Set exercise:
Copy the data exactly as it appears, and do not include any pictures.
- - - -
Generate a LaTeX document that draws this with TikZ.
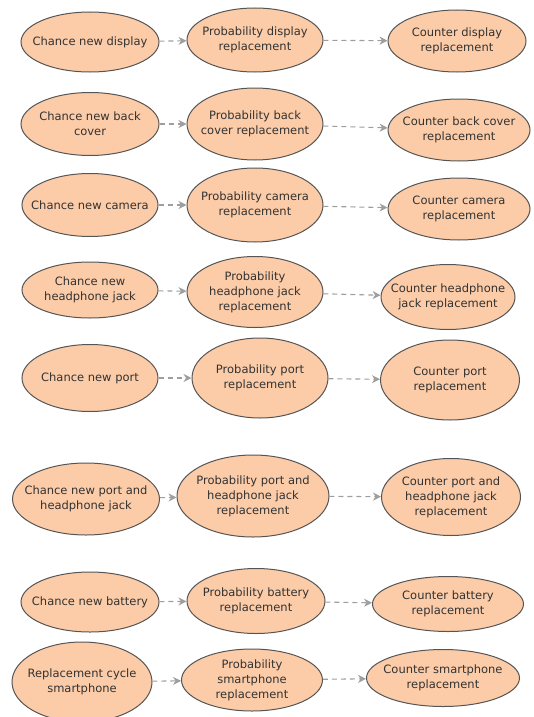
\documentclass[tikz,border=0pt]{standalone}
\usepackage{fontspec}
\setmainfont{DejaVu Sans}
\usetikzlibrary{shapes.geometric,arrows.meta}
\definecolor{peach}{RGB}{252,204,168}
\definecolor{rim}{RGB}{85,85,85}
\definecolor{dashgray}{RGB}{158,158,158}
\definecolor{ink}{RGB}{50,50,50}
\begin{document}
\begin{tikzpicture} [
   x=1pt, y=-1pt,
   n/.style={ellipse, draw=rim, line width=1pt, fill=peach, inner xsep=-12pt, inner ysep=0pt,
      align=center, text=ink, font=\fontsize{11.5}{15}\selectfont},
   a/.style={draw=dashgray, line width=1.1pt, dash pattern=on 5pt off 4pt,
      -{Stealth[length=8pt,width=8pt,inset=2.5pt]}}
]
   \useasboundingbox (0,0) rectangle (533,717);
   % display
   \node (C1) [n, minimum width=138pt, minimum height=60pt] at (90,42) {Chance new display};
   \node (P1) [n, minimum width=136pt, minimum height=64pt] at (255,40) {Probability display\\replacement};
   \node (K1) [n, minimum width=138pt, minimum height=62pt] at (457,41) {Counter display\\replacement};
   % back cover
   \node (C2) [n, minimum width=138pt, minimum height=63pt] at (90,124) {Chance new back\\cover};
   \node (P2) [n, minimum width=136pt, minimum height=72pt] at (255,124) {Probability back\\cover replacement};
   \node (K2) [n, minimum width=142pt, minimum height=62pt] at (459,130) {Counter back cover\\replacement};
   % camera
   \node (C3) [n, minimum width=136pt, minimum height=63pt] at (90,205) {Chance new camera};
   \node (P3) [n, minimum width=136pt, minimum height=74pt] at (255,205) {Probability camera\\replacement};
   \node (K3) [n, minimum width=142pt, minimum height=62pt] at (459,209) {Counter camera\\replacement};
   % headphone jack
   \node (C4) [n, minimum width=136pt, minimum height=56pt] at (90,290) {Chance new\\headphone jack};
   \node (P4) [n, minimum width=136pt, minimum height=71pt] at (255,292) {Probability\\headphone jack\\replacement};
   \node (K4) [n, minimum width=134pt, minimum height=65pt] at (448,297) {Counter headphone\\jack replacement};
   % port
   \node (C5) [n, minimum width=136pt, minimum height=67pt] at (90,378) {Chance new port};
   \node (P5) [n, minimum width=136pt, minimum height=80pt] at (260,378) {Probability port\\replacement};
   \node (K5) [n, minimum width=139pt, minimum height=80pt] at (450,380) {Counter port\\replacement};
   % port and headphone jack
   \node (C6) [n, minimum width=147pt, minimum height=72pt] at (86,499) {Chance new port and\\headphone jack};
   \node (P6) [n, minimum width=152pt, minimum height=82pt] at (253,496) {Probability port and\\headphone jack\\replacement};
   \node (K6) [n, minimum width=139pt, minimum height=77pt] at (451,497) {Counter port and\\headphone jack\\replacement};
   % battery
   \node (C7) [n, minimum width=138pt, minimum height=60pt] at (90,602) {Chance new battery};
   \node (P7) [n, minimum width=138pt, minimum height=65pt] at (256,601) {Probability battery\\replacement};
   \node (K7) [n, minimum width=151pt, minimum height=55pt] at (448,604) {Counter battery\\replacement};
   % smartphone
   \node (C8) [n, minimum width=140pt, minimum height=80pt] at (82,682) {Replacement cycle\\smartphone};
   \node (P8) [n, minimum width=141pt, minimum height=62pt] at (252,680) {Probability\\smartphone\\replacement};
   \node (K8) [n, minimum width=153pt, minimum height=57pt] at (443,678) {Counter smartphone\\replacement};
   \foreach \i in {1,...,8} {
      \path (C\i) edge [a] (P\i)
            (P\i) edge [a] (K\i);
   }
\end{tikzpicture}
\end{document}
- - - -
Correct response:
Generate a LaTeX document that draws this with TikZ.
\documentclass[tikz,border=0pt]{standalone}
\usepackage{fontspec}
\setmainfont{DejaVu Sans}
\usetikzlibrary{shapes.geometric,arrows.meta}
\definecolor{peach}{RGB}{252,204,168}
\definecolor{rim}{RGB}{85,85,85}
\definecolor{dashgray}{RGB}{158,158,158}
\definecolor{ink}{RGB}{50,50,50}
\begin{document}
\begin{tikzpicture} [
   x=1pt, y=-1pt,
   n/.style={ellipse, draw=rim, line width=1pt, fill=peach, inner xsep=-12pt, inner ysep=0pt,
      align=center, text=ink, font=\fontsize{11.5}{15}\selectfont},
   a/.style={draw=dashgray, line width=1.1pt, dash pattern=on 5pt off 4pt,
      -{Stealth[length=8pt,width=8pt,inset=2.5pt]}}
]
   \useasboundingbox (0,0) rectangle (533,717);
   % display
   \node (C1) [n, minimum width=138pt, minimum height=60pt] at (90,42) {Chance new display};
   \node (P1) [n, minimum width=136pt, minimum height=64pt] at (255,40) {Probability display\\replacement};
   \node (K1) [n, minimum width=138pt, minimum height=62pt] at (457,41) {Counter display\\replacement};
   % back cover
   \node (C2) [n, minimum width=138pt, minimum height=63pt] at (90,124) {Chance new back\\cover};
   \node (P2) [n, minimum width=136pt, minimum height=72pt] at (255,124) {Probability back\\cover replacement};
   \node (K2) [n, minimum width=142pt, minimum height=62pt] at (459,130) {Counter back cover\\replacement};
   % camera
   \node (C3) [n, minimum width=136pt, minimum height=63pt] at (90,205) {Chance new camera};
   \node (P3) [n, minimum width=136pt, minimum height=74pt] at (255,205) {Probability camera\\replacement};
   \node (K3) [n, minimum width=142pt, minimum height=62pt] at (459,209) {Counter camera\\replacement};
   % headphone jack
   \node (C4) [n, minimum width=136pt, minimum height=56pt] at (90,290) {Chance new\\headphone jack};
   \node (P4) [n, minimum width=136pt, minimum height=71pt] at (255,292) {Probability\\headphone jack\\replacement};
   \node (K4) [n, minimum width=134pt, minimum height=65pt] at (448,297) {Counter headphone\\jack replacement};
   % port
   \node (C5) [n, minimum width=136pt, minimum height=67pt] at (90,378) {Chance new port};
   \node (P5) [n, minimum width=136pt, minimum height=80pt] at (260,378) {Probability port\\replacement};
   \node (K5) [n, minimum width=139pt, minimum height=80pt] at (450,380) {Counter port\\replacement};
   % port and headphone jack
   \node (C6) [n, minimum width=147pt, minimum height=72pt] at (86,499) {Chance new port and\\headphone jack};
   \node (P6) [n, minimum width=152pt, minimum height=82pt] at (253,496) {Probability port and\\headphone jack\\replacement};
   \node (K6) [n, minimum width=139pt, minimum height=77pt] at (451,497) {Counter port and\\headphone jack\\replacement};
   % battery
   \node (C7) [n, minimum width=138pt, minimum height=60pt] at (90,602) {Chance new battery};
   \node (P7) [n, minimum width=138pt, minimum height=65pt] at (256,601) {Probability battery\\replacement};
   \node (K7) [n, minimum width=151pt, minimum height=55pt] at (448,604) {Counter battery\\replacement};
   % smartphone
   \node (C8) [n, minimum width=140pt, minimum height=80pt] at (82,682) {Replacement cycle\\smartphone};
   \node (P8) [n, minimum width=141pt, minimum height=62pt] at (252,680) {Probability\\smartphone\\replacement};
   \node (K8) [n, minimum width=153pt, minimum height=57pt] at (443,678) {Counter smartphone\\replacement};
   \foreach \i in {1,...,8} {
      \path (C\i) edge [a] (P\i)
            (P\i) edge [a] (K\i);
   }
\end{tikzpicture}
\end{document}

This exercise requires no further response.